TASK TO CARRY OUT: Locate every line in the material below that has the word "chart". Copy each of those lines.

RAW DATA:
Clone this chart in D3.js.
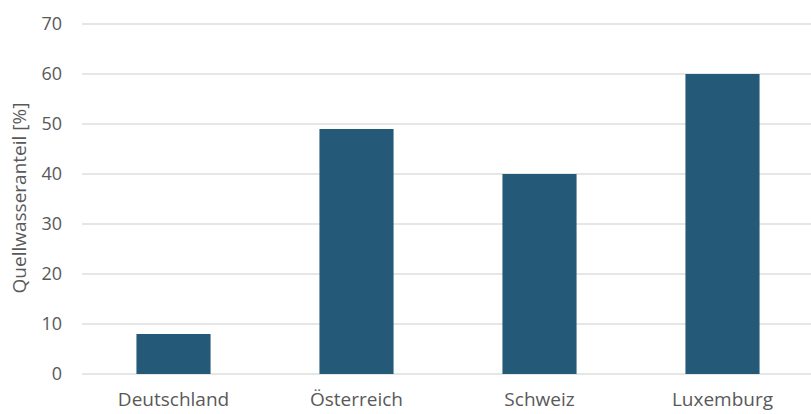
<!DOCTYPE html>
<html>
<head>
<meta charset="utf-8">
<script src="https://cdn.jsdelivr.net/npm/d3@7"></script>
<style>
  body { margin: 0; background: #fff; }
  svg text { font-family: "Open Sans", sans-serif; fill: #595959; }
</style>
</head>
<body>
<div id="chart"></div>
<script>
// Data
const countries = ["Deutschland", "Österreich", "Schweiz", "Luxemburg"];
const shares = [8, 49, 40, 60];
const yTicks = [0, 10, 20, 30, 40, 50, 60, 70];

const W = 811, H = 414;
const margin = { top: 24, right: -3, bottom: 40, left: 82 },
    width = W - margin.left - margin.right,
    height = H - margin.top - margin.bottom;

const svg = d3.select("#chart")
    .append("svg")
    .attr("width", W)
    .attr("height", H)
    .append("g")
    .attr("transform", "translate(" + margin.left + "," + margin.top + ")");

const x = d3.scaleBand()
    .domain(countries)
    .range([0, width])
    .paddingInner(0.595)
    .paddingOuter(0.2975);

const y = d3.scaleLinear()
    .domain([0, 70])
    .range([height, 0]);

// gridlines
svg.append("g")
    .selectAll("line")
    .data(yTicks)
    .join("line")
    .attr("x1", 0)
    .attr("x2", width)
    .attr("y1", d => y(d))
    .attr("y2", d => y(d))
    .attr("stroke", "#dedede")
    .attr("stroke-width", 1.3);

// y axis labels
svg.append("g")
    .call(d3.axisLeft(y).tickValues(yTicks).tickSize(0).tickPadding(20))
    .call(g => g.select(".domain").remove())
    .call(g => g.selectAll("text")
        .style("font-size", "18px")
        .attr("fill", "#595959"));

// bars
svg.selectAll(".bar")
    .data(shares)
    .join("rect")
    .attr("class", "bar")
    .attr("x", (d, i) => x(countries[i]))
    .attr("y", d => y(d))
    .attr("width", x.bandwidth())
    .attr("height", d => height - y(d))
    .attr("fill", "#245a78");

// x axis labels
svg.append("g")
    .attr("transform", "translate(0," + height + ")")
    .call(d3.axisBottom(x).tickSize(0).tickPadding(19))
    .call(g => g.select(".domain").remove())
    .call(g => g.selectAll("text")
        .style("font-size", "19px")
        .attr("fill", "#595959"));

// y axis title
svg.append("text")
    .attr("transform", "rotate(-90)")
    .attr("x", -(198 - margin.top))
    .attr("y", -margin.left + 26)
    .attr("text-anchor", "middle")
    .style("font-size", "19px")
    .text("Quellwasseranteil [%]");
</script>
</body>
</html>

FULL RESPONSE:
Clone this chart in D3.js.
<div id="chart"></div>
const svg = d3.select("#chart")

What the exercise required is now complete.